Проблема мебели в новом незнакомом городе и новой квартире сейчас решается достаточно просто. Был бы интернет под рукой. Там на различных сайтах объявлений есть множество предложений, типа «Отдам в добрые руки шкаф. Вывоз за ваш счет». Таким методам я разжилась мебельной румынской стенкой, за которую мы родители 20 лет назад любому глаза были готовы выцарапать, кованой кроватью с совсем не провисшими пружинами (что редкость), для этой кровати матрас я купила новый. Свой старый японский телевизор «Funai» мне отдала коллега. Вешалку для верхних вещей я купила в «Доме Быта», расположенном неподалеку. За холодильник на блошином рынке я отдала 1000 рублей и еще 1000 за доставку. Плита стояла. Раковина была тоже. Через месяц обзавелась обеденным столом и двумя стульями. Вскоре подоспел и старенький сервант, а то бедным тарелкам и кастрюлькам приходилось ютиться на подоконнике. Не скажу, что получилось уютно, но жить было можно. Выделываться дорогой мебелью мне было не перед кем.

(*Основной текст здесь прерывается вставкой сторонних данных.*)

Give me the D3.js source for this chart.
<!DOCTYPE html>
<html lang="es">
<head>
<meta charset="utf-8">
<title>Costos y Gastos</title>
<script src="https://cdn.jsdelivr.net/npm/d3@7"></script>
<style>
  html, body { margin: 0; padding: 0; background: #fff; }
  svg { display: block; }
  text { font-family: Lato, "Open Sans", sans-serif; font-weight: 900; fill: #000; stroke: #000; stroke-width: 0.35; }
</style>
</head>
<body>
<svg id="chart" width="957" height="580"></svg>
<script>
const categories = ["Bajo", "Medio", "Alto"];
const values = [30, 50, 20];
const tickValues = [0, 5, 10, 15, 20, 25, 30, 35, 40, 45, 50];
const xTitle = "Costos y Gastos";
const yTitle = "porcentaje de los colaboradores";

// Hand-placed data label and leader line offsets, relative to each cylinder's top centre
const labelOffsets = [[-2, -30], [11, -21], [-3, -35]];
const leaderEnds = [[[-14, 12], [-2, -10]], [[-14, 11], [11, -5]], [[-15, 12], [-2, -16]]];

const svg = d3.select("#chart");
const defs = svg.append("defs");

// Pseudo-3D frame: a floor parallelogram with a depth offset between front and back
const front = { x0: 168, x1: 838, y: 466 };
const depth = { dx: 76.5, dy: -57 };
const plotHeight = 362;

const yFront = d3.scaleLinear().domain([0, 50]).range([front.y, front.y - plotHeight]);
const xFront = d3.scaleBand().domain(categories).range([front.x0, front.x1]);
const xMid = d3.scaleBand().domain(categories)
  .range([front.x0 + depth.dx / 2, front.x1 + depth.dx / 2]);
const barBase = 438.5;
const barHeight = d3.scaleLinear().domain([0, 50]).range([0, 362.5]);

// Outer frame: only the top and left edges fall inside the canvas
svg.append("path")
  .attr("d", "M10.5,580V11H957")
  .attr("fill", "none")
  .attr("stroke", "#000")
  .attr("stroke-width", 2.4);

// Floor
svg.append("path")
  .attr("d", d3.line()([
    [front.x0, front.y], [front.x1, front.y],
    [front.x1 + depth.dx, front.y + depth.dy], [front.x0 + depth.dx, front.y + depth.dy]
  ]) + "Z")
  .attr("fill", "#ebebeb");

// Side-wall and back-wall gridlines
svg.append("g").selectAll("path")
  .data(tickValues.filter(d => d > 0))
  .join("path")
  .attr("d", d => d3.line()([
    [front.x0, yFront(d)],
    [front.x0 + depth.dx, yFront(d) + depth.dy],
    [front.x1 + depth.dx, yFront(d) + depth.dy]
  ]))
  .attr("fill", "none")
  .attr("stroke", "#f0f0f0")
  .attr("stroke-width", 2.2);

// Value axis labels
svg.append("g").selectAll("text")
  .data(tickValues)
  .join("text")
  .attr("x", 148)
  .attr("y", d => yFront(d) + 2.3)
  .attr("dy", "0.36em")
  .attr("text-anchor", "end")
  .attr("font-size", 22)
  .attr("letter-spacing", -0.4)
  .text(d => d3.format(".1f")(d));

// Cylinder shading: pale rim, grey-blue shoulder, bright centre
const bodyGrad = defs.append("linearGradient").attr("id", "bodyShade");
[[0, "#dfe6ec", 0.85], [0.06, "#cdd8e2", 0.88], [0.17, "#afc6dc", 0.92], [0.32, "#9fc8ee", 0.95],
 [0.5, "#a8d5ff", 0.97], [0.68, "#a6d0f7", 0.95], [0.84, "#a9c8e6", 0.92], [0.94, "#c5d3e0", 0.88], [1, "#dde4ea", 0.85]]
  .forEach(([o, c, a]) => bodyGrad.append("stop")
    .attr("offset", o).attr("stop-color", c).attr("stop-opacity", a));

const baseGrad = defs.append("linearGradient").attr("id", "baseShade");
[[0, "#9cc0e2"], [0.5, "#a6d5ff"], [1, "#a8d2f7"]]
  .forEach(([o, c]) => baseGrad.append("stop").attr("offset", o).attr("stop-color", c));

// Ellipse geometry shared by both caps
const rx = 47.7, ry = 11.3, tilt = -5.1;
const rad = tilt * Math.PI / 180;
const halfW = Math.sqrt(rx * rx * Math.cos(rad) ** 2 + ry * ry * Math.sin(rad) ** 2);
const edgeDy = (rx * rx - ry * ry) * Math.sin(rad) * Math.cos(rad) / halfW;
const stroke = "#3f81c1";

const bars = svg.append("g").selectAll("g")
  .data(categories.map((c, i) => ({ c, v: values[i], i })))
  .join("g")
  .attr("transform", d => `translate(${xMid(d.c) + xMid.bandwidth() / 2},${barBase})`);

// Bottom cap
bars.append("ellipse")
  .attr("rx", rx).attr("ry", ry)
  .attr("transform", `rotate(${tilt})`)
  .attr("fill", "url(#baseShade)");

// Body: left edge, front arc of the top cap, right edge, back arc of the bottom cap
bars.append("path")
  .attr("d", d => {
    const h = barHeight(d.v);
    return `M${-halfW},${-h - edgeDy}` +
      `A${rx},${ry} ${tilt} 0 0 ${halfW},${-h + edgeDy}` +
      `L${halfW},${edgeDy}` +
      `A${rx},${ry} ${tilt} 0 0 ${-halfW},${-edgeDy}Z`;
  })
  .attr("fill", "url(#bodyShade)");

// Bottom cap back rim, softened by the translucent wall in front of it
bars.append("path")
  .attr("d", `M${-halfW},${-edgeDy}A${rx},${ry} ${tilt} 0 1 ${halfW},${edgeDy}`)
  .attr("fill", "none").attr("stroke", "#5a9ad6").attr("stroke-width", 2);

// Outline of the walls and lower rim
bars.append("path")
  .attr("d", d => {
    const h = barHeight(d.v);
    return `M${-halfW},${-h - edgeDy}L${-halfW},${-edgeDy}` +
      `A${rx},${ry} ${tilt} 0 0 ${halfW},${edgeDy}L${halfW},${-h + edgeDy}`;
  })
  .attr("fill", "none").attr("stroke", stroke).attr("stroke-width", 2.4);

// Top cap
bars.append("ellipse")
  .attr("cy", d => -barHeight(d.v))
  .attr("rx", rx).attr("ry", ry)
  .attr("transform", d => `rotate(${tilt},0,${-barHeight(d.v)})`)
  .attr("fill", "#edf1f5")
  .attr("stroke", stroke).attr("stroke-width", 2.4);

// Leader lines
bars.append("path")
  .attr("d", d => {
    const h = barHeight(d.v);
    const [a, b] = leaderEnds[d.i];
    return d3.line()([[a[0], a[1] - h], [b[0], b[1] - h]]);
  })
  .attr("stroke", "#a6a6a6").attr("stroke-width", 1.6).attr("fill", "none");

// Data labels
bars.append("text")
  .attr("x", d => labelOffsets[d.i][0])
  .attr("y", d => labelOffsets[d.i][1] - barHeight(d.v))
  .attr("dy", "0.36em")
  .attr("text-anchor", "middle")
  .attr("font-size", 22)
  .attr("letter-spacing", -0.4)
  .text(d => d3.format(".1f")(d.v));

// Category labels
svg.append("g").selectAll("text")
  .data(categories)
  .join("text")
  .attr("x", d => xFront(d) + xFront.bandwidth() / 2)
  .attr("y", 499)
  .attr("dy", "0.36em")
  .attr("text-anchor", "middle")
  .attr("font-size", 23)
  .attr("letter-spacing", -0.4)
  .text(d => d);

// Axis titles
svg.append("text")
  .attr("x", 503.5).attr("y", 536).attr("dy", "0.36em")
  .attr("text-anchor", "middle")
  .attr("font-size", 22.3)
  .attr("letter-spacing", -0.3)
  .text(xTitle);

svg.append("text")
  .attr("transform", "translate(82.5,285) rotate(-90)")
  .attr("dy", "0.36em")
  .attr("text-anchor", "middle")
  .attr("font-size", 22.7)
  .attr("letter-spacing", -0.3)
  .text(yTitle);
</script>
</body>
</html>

Климат в Самаре мягче Оренбургского, город более чистый, солнечный, веселый. Во время своих туров по стране сюда обязательно заезжают звезды эстрады, а в Оренбурге на моей памяти выступали только стремительно стареющие «Стрелки» и «Иванушки International». В скором времени, когда Самара и Тольятти, а так же ближайшие города – Жигулевск, Чапаевск и т.д., сольются в единую агломерацию, то на поволжской земли вырастет огромный современный мегаполис. Чтобы там не говорили про агломерацию на черноморском побережье – Большой Сочи, агломерацию близ Новосибирска (с Томском, Кемерово и т.п.), но сначала в единое пространство сольются Тольятти и Самара.

В первую очередь это будет хорошо для Тольятти, все-таки от старшей сестры городок-автоваз отстает прилично. Если я буду перечислять проблемы по пунктам, то мы не остановимся до вечера. Поэтому лучше посетите сами. Сначала Самару, а потом Тольятти.

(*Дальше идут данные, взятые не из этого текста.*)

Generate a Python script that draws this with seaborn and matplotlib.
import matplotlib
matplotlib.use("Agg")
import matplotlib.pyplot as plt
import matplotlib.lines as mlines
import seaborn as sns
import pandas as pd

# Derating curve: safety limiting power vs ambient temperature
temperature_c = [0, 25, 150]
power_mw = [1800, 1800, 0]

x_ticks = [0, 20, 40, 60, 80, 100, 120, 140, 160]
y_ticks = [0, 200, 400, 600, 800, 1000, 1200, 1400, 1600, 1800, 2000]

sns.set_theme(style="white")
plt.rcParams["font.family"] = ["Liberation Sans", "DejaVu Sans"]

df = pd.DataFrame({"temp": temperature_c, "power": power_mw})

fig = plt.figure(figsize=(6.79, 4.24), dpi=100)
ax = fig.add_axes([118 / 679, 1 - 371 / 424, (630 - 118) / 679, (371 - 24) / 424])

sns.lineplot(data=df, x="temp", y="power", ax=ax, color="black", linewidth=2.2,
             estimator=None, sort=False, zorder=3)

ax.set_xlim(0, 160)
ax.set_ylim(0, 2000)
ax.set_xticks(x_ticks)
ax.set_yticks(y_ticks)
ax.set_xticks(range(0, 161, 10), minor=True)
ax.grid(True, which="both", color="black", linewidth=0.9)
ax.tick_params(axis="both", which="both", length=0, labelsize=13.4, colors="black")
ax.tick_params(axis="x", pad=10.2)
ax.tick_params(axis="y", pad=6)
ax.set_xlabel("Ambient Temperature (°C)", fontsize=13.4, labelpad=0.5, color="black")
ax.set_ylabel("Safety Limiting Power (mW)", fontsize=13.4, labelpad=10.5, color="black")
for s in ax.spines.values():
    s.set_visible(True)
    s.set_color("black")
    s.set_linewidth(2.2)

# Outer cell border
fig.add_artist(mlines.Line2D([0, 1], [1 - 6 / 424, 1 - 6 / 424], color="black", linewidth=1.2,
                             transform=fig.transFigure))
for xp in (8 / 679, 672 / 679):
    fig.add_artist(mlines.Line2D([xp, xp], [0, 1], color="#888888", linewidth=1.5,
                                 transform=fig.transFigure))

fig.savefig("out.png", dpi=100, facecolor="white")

Самара ­– не столичный город. Даже в столицах федеральных округов бытует это московское противное высказывание: «Понаехали тут!». В Самаре очень доброжелательные люди. Работодатели здесь очень рады новой рабочей силы. Этнически в городе преобладают русские. Татары, кавказцы и казахи тоже есть. Их немного. Никто их не притесняет.

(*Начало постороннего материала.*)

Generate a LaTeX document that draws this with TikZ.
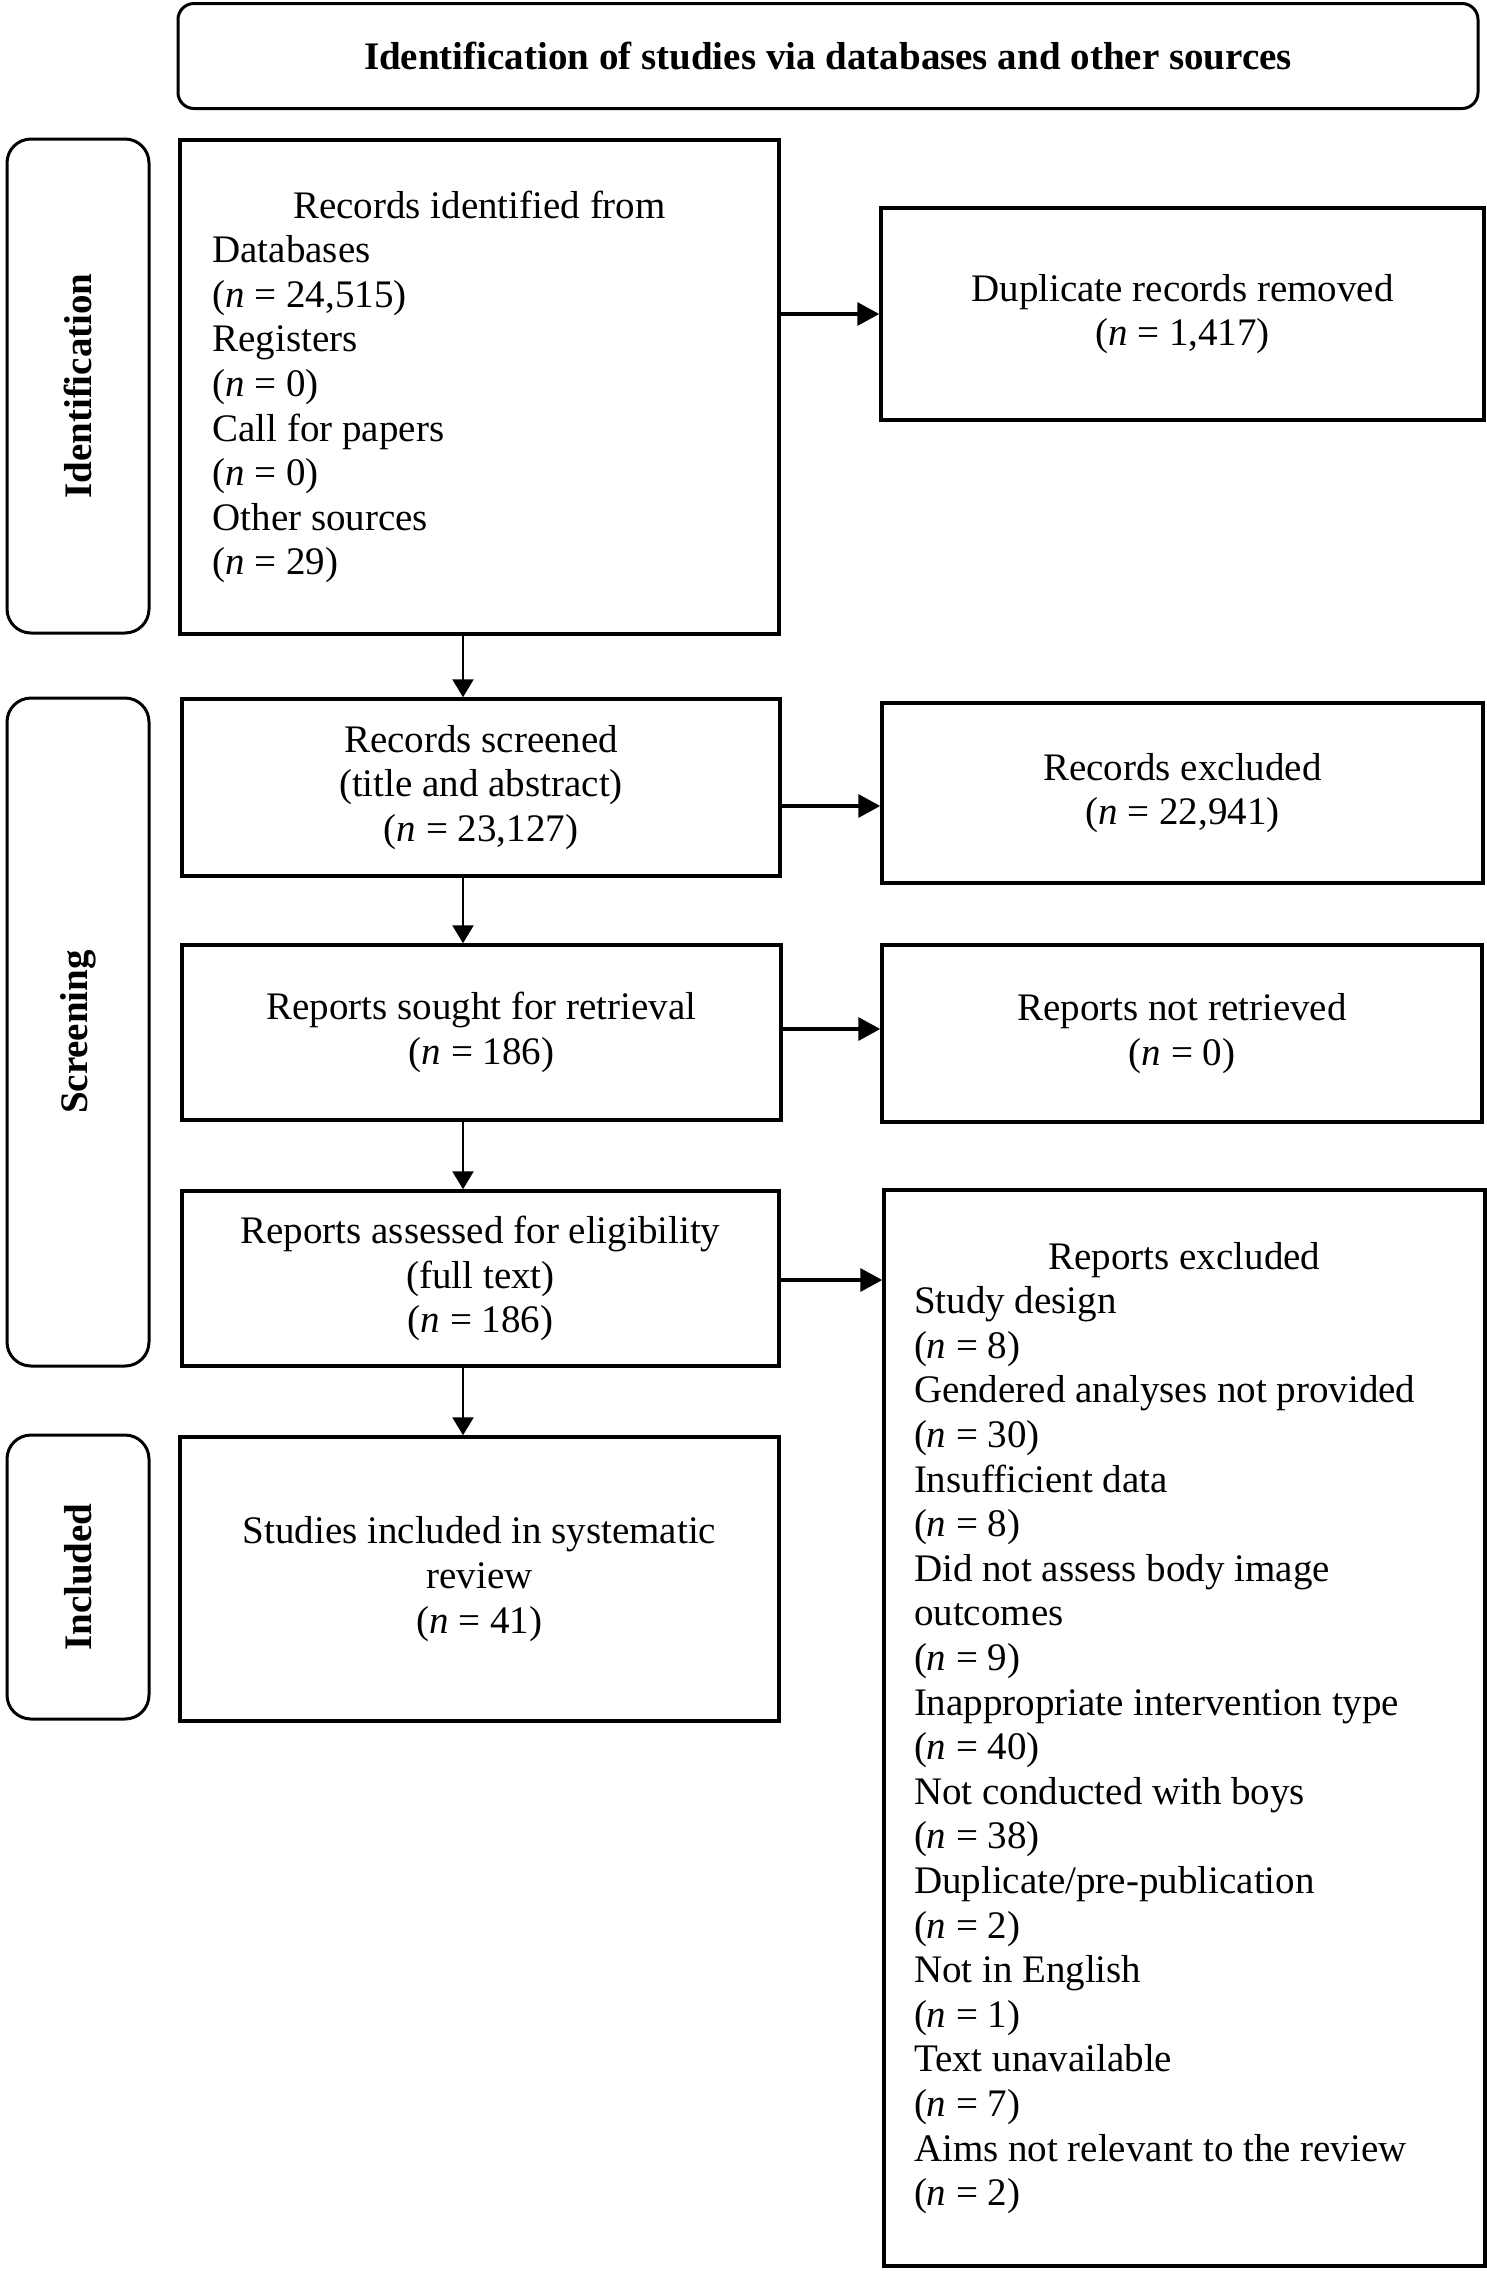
\documentclass[tikz,border=0pt]{standalone}
\usepackage{fontspec}
\setmainfont{Liberation Serif}
\usetikzlibrary{arrows.meta}
\newcommand{\fsz}{\fontsize{19.5pt}{22.3pt}\selectfont}
\newcommand{\nn}[1]{(\textit{n} = #1)}
\tikzset{
  box/.style={draw, line width=1.75pt, inner sep=0pt, align=center, font=\fsz},
  lab/.style={draw, line width=1.5pt, rounded corners=12pt, inner sep=0pt, minimum width=71pt},
  labtext/.style={rotate=90, font=\fsz\bfseries},
  harr/.style={-{Triangle[length=11pt,width=11.5pt]}, line width=1.8pt},
  varr/.style={-{Triangle[length=9pt,width=10.5pt]}, line width=1.2pt},
}
\begin{document}
\begin{tikzpicture}[x=0.5pt,y=-0.5pt]
\useasboundingbox (0,0) rectangle (1487,2272);
% title
\node[draw, line width=1.5pt, rounded corners=8pt, minimum width=650pt, minimum height=52.5pt, font=\fsz\bfseries] (title) at (828,56) {Identification of studies via databases and other sources};
% side labels
\node[lab, minimum height=247pt] (labI) at (78,386) {};
\node[labtext] (labIt) at (labI.center) {Identification};
\node[lab, minimum height=334pt] (labS) at (78,1032) {};
\node[labtext] (labSt) at (labS.center) {Screening};
\node[lab, minimum height=142pt] (labN) at (78,1577) {};
\node[labtext] (labNt) at (labN.center) {Included};
% left column
\node[box, minimum width=299.5pt, minimum height=247pt, text width=267pt, align=flush left] (b1) at (479.5,387)
  {\spaceskip=0pt\xspaceskip=0pt\relax\makebox[267pt]{Records identified from}\\ Databases\\ \nn{24,515}\\ Registers\\ \nn{0}\\ Call for papers\\ \nn{0}\\ Other sources\\ \nn{29}};
\node[box, minimum width=299pt, minimum height=88.5pt] (scr) at (481,787.5)
  {Records screened\\ (title and abstract)\\ \nn{23,127}};
\node[box, minimum width=299.5pt, minimum height=87.5pt] (sought) at (481.5,1032.5)
  {Reports sought for retrieval\\ \nn{186}};
\node[box, minimum width=298.5pt, minimum height=87.5pt] (assessed) at (480.5,1278.5)
  {Reports assessed for eligibility\\ (full text)\\ \nn{186}};
\node[box, minimum width=299.5pt, minimum height=142pt] (studies) at (479.5,1579)
  {Studies included in systematic\\ review\\ \nn{41}};
% right column
\node[box, minimum width=301.5pt, minimum height=106pt] (dup) at (1182.5,314)
  {Duplicate records removed\\ \nn{1,417}};
\node[box, minimum width=300.5pt, minimum height=90pt] (exc) at (1182.5,793)
  {Records excluded\\ \nn{22,941}};
\node[box, minimum width=300pt, minimum height=88.5pt] (nret) at (1182,1033.5)
  {Reports not retrieved\\ \nn{0}};
\node[box, minimum width=300.5pt, minimum height=538pt, text width=270.5pt, align=flush left] (rexc) at (1184.5,1728)
  {\spaceskip=0pt\xspaceskip=0pt\relax\makebox[270.5pt]{Reports excluded}\\ Study design\\ \nn{8}\\ Gendered analyses not provided\\ \nn{30}\\ Insufficient data\\ \nn{8}\\ Did not assess body image\\ outcomes\\ \nn{9}\\ Inappropriate intervention type\\ \nn{40}\\ Not conducted with boys\\ \nn{38}\\ Duplicate/pre-publication\\ \nn{2}\\ Not in English\\ \nn{1}\\ Text unavailable\\ \nn{7}\\ Aims not relevant to the review\\ \nn{2}};
% connectors
\coordinate (vx) at (463,0);
\coordinate (h1) at (0,314);
\coordinate (h2) at (0,806);
\coordinate (h3) at (0,1029);
\coordinate (h4) at (0,1280);
\draw[varr] (b1.south -| vx) -- (scr.north -| vx);
\draw[varr] (scr.south -| vx) -- (sought.north -| vx);
\draw[varr] (sought.south -| vx) -- (assessed.north -| vx);
\draw[varr] (assessed.south -| vx) -- (studies.north -| vx);
\draw[harr] (b1.east |- h1) -- (dup.west |- h1);
\draw[harr] (scr.east |- h2) -- (exc.west |- h2);
\draw[harr] (sought.east |- h3) -- (nret.west |- h3);
\draw[harr] (assessed.east |- h4) -- (rexc.west |- h4);
\end{tikzpicture}
\end{document}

Самара находится на левом берегу Волги. Природа красивая, река красивая, люди хорошие. Я влюбилась в Самару с первого взгляда и до сих пор к ней питаю самые нежные чувства. Конечно, в новом городе, нелегко найти сразу свой круг общения. Чтобы как-то занять себя и не спутаться с первыми попавшимися людьми, я начала писать статьи, в разные женские интернет-журналы, пишу их, кстати, до сих пор. Скорее не для заработка, а как хобби. О медицине, красоте, психологии. Тогда, в Самаре, мы довольно быстро  начали переписываться с читательницами, некоторые из них жили со мной в одном городе. Впоследствии одна из таких читательниц стала моей лучшей подругой и познакомила меня с моим нынешним мужем. Если он прочтет этот рассказ, то наверняка обидится на слово «нынешний», поэтому сразу внесу поправку: с моим единственным и неповторимым Толенькой. Спустя 2,5 года после приезда, когда мы с Толей уезжали в Ростов, я со слезами на глазах прощалась с городом. Со своей уютной квартиркой, где ничего не осталось от той первоначальной мебели, типа старой румынской стенки. Самара – не туристический город. Здесь нет ни больших пляжей, ни красивых достопримечательностей, но, тем не менее, он достоин того, чтобы вы ее посетили.

Приезжайте в Самару, город, где я обрела счастье.